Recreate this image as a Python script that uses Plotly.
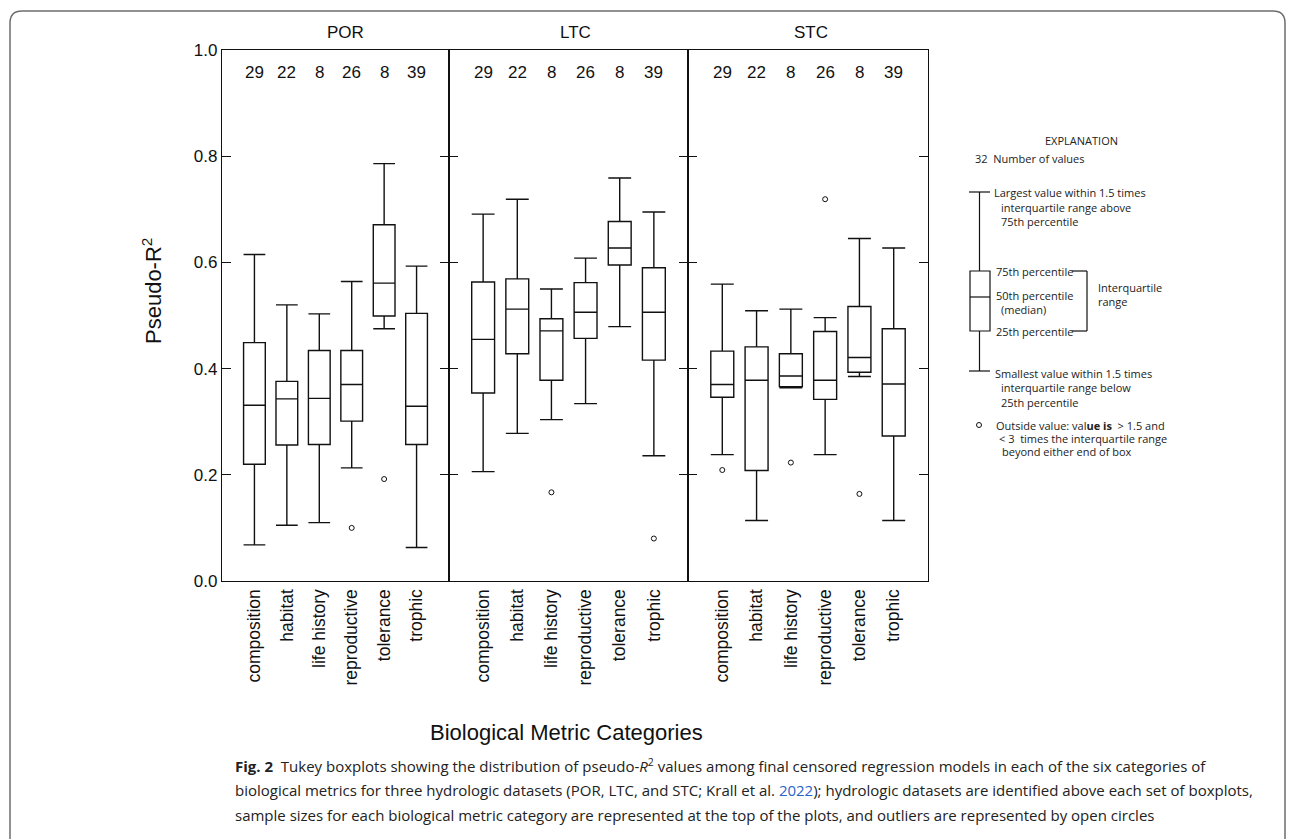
import plotly.graph_objects as go

# ---- data -------------------------------------------------------------
categories = ["composition", "habitat", "life history", "reproductive", "tolerance", "trophic"]
datasets = ["POR", "LTC", "STC"]
counts = [29, 22, 8, 26, 8, 39]

# Tukey box statistics per dataset (one value per category)
por_upper = [0.615, 0.520, 0.503, 0.564, 0.786, 0.593]
por_q3 = [0.449, 0.376, 0.434, 0.434, 0.671, 0.504]
por_median = [0.331, 0.343, 0.344, 0.370, 0.561, 0.329]
por_q1 = [0.220, 0.256, 0.257, 0.301, 0.499, 0.257]
por_lower = [0.068, 0.105, 0.110, 0.213, 0.475, 0.063]
por_outliers = [[], [], [], [0.100], [0.192], []]

ltc_upper = [0.691, 0.719, 0.550, 0.608, 0.759, 0.695]
ltc_q3 = [0.563, 0.569, 0.494, 0.562, 0.677, 0.590]
ltc_median = [0.455, 0.512, 0.471, 0.506, 0.627, 0.506]
ltc_q1 = [0.354, 0.428, 0.378, 0.457, 0.595, 0.416]
ltc_lower = [0.206, 0.278, 0.304, 0.334, 0.479, 0.236]
ltc_outliers = [[], [], [0.167], [], [], [0.080]]

stc_upper = [0.559, 0.509, 0.512, 0.496, 0.645, 0.627]
stc_q3 = [0.433, 0.441, 0.428, 0.470, 0.517, 0.475]
stc_median = [0.370, 0.378, 0.386, 0.378, 0.421, 0.371]
stc_q1 = [0.346, 0.208, 0.366, 0.342, 0.393, 0.273]
stc_lower = [0.238, 0.114, 0.364, 0.238, 0.385, 0.114]
stc_outliers = [[0.209], [], [0.223], [0.719], [0.164], []]

y_ticks = [0.0, 0.2, 0.4, 0.6, 0.8, 1.0]

# ---- page geometry (pixels) --------------------------------------------
W, H = 1295, 839
PLOT_TOP, PLOT_BOTTOM = 50, 581
PANEL_EDGES = [222, 449, 688, 928]


def px(x):
    return x / W


def py(y):
    return 1 - y / H


SANS = "Liberation Sans, Arial, Helvetica, sans-serif"
BODY = "Open Sans, Noto Sans, sans-serif"
INK = "#111111"

stats = [
    (por_q1, por_median, por_q3, por_lower, por_upper, por_outliers),
    (ltc_q1, ltc_median, ltc_q3, ltc_lower, ltc_upper, ltc_outliers),
    (stc_q1, stc_median, stc_q3, stc_lower, stc_upper, stc_outliers),
]
positions = list(range(1, len(categories) + 1))

fig = go.Figure()
annotations = []

for k, (q1, med, q3, lo, hi, outs) in enumerate(stats):
    xa = "x" if k == 0 else f"x{k + 1}"
    ya = "y" if k == 0 else f"y{k + 1}"
    fig.add_trace(go.Box(
        x=positions, q1=q1, median=med, q3=q3, lowerfence=lo, upperfence=hi,
        xaxis=xa, yaxis=ya, width=0.67, whiskerwidth=1,
        fillcolor="rgba(255,255,255,0)", line=dict(color=INK, width=1.4),
        boxpoints=False, showlegend=False, name=datasets[k],
    ))
    ox, oy = [], []
    for p, vals in zip(positions, outs):
        for v in vals:
            ox.append(p)
            oy.append(v)
    fig.add_trace(go.Scatter(
        x=ox, y=oy, mode="markers", xaxis=xa, yaxis=ya, showlegend=False,
        marker=dict(symbol="circle-open", size=5, color=INK, line=dict(width=1, color=INK)),
    ))
    # sample sizes along the top of each panel
    for p, n in zip(positions, counts):
        annotations.append(dict(
            x=p, y=0.957, xref=xa, yref=ya, text=str(n), showarrow=False,
            xanchor="center", yanchor="middle",
            font=dict(family=SANS, size=17, color=INK),
        ))

# dataset names above panels
for name, xc in zip(datasets, [345, 575, 811]):
    annotations.append(dict(
        x=px(xc), y=py(33), xref="paper", yref="paper", text=name, showarrow=False,
        xanchor="center", yanchor="middle",
        font=dict(family=SANS, size=17, color=INK),
    ))

# axis titles
annotations.append(dict(
    x=px(152), y=py(291), xref="paper", yref="paper", text="Pseudo-R<sup>2</sup>",
    textangle=-90, showarrow=False, xanchor="center", yanchor="middle",
    font=dict(family=SANS, size=22, color=INK),
))
annotations.append(dict(
    x=px(566), y=py(732), xref="paper", yref="paper", text="Biological Metric Categories",
    showarrow=False, xanchor="center", yanchor="middle",
    font=dict(family=SANS, size=22, color=INK),
))

# explanation key: text
key_text = [
    (1081, 141, "EXPLANATION", "center"),
    (973, 159, "32&nbsp;&nbsp;Number of values", "left"),
    (992, 193, "Largest value within 1.5 times", "left"),
    (999, 207, "interquartile range above", "left"),
    (999, 221, "75th percentile", "left"),
    (994, 271, "75th percentile", "left"),
    (994, 295, "50th percentile", "left"),
    (999, 309, "(median)", "left"),
    (994, 331, "25th percentile", "left"),
    (1096, 288, "Interquartile", "left"),
    (1096, 302, "range", "left"),
    (993, 373, "Smallest value within 1.5 times", "left"),
    (999, 387, "interquartile range below", "left"),
    (999, 402, "25th percentile", "left"),
    (994, 425, "Outside value: val<b>ue is</b>&nbsp; &gt; 1.5 and", "left"),
    (997, 438, "&lt; 3&nbsp; times the interquartile range", "left"),
    (1000, 451, "beyond either end of box", "left"),
]
for x, y, t, anchor in key_text:
    annotations.append(dict(
        x=px(x), y=py(y), xref="paper", yref="paper", text=t, showarrow=False,
        xanchor=anchor, yanchor="middle",
        font=dict(family=BODY, size=11, color="#222222"),
    ))

# figure caption
caption = [
    "<b>Fig. 2</b>&nbsp; Tukey boxplots showing the distribution of pseudo-<i>R</i><sup>2</sup> values among final "
    "censored regression models in each of the six categories of",
    "biological metrics for three hydrologic datasets (POR, LTC, and STC; Krall et al. "
    "<span style='color:#2a62c9'>2022</span>); hydrologic datasets are identified above each set of boxplots,",
    "sample sizes for each biological metric category are represented at the top of the plots, "
    "and outliers are represented by open circles",
]
for i, line in enumerate(caption):
    annotations.append(dict(
        x=px(233), y=py(765 + 25 * i), xref="paper", yref="paper", text=line,
        showarrow=False, xanchor="left", yanchor="middle",
        font=dict(family=BODY, size=15, color="#222222"),
    ))

# ---- shapes: card frame and explanation glyph ---------------------------
shapes = []
r = 12
x0, x1, y0, y1 = 10, 1285, 11, 860
path = (
    f"M {px(x0 + r)},{py(y0)} L {px(x1 - r)},{py(y0)} Q {px(x1)},{py(y0)} {px(x1)},{py(y0 + r)} "
    f"L {px(x1)},{py(y1 - r)} Q {px(x1)},{py(y1)} {px(x1 - r)},{py(y1)} "
    f"L {px(x0 + r)},{py(y1)} Q {px(x0)},{py(y1)} {px(x0)},{py(y1 - r)} "
    f"L {px(x0)},{py(y0 + r)} Q {px(x0)},{py(y0)} {px(x0 + r)},{py(y0)} Z"
)
shapes.append(dict(type="path", xref="paper", yref="paper", path=path,
                   line=dict(color="#6e6e6e", width=1.5)))


def seg(xa, ya, xb, yb, w=1.2):
    shapes.append(dict(type="line", xref="paper", yref="paper",
                       x0=px(xa), y0=py(ya), x1=px(xb), y1=py(yb),
                       line=dict(color=INK, width=w)))


seg(969, 192, 990, 192)
seg(979.5, 192, 979.5, 271)
shapes.append(dict(type="rect", xref="paper", yref="paper",
                   x0=px(970), x1=px(990), y0=py(331), y1=py(271),
                   line=dict(color=INK, width=1.2)))
seg(970, 297, 990, 297)
seg(979.5, 331, 979.5, 371)
seg(969, 371, 990, 371)
seg(1072, 271, 1087, 271)
seg(1087, 271, 1087, 331)
seg(1072, 331, 1087, 331)
shapes.append(dict(type="circle", xref="paper", yref="paper",
                   x0=px(976.5), x1=px(981.5), y0=py(427.5), y1=py(422.5),
                   line=dict(color=INK, width=1)))

# ---- axes -------------------------------------------------------------
layout = dict(
    width=W, height=H, margin=dict(l=0, r=0, t=0, b=0, pad=0, autoexpand=False),
    paper_bgcolor="white", plot_bgcolor="white",
    annotations=annotations, shapes=shapes, showlegend=False,
)
y_dom = [py(PLOT_BOTTOM), py(PLOT_TOP)]
for k in range(3):
    sx = "" if k == 0 else str(k + 1)
    anchor_y = "y" if k == 0 else f"y{k + 1}"
    anchor_x = "x" if k == 0 else f"x{k + 1}"
    layout[f"xaxis{sx}"] = dict(
        domain=[px(PANEL_EDGES[k]), px(PANEL_EDGES[k + 1])], anchor=anchor_y,
        range=[0, 7], tickmode="array", tickvals=positions, ticktext=categories,
        tickangle=-90, ticks="", showline=True, mirror=True, linecolor=INK, linewidth=1.3,
        showgrid=False, zeroline=False, automargin=False,
        tickfont=dict(family=SANS, size=17.5, color=INK),
    )
    layout[f"yaxis{sx}"] = dict(
        domain=y_dom, anchor=anchor_x, range=[0, 1], tickmode="array",
        tickvals=y_ticks, ticktext=[f"{v:.1f}" for v in y_ticks],
        ticks="inside", ticklen=9, tickwidth=1.2, tickcolor=INK,
        showline=True, mirror="ticks", linecolor=INK, linewidth=1.3,
        showgrid=False, zeroline=False, showticklabels=(k == 0), automargin=False,
        tickfont=dict(family=SANS, size=17, color=INK),
    )

fig.update_layout(**layout)
fig.write_html("out.html")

● Exercise requirements: Take the material above from its first line through the line holding "counts = [29, 22, 8, 26, 8, 39]" and set it down exactly, without the pictures.

● Exercise solution:
Recreate this image as a Python script that uses Plotly.
import plotly.graph_objects as go

# ---- data -------------------------------------------------------------
categories = ["composition", "habitat", "life history", "reproductive", "tolerance", "trophic"]
datasets = ["POR", "LTC", "STC"]
counts = [29, 22, 8, 26, 8, 39]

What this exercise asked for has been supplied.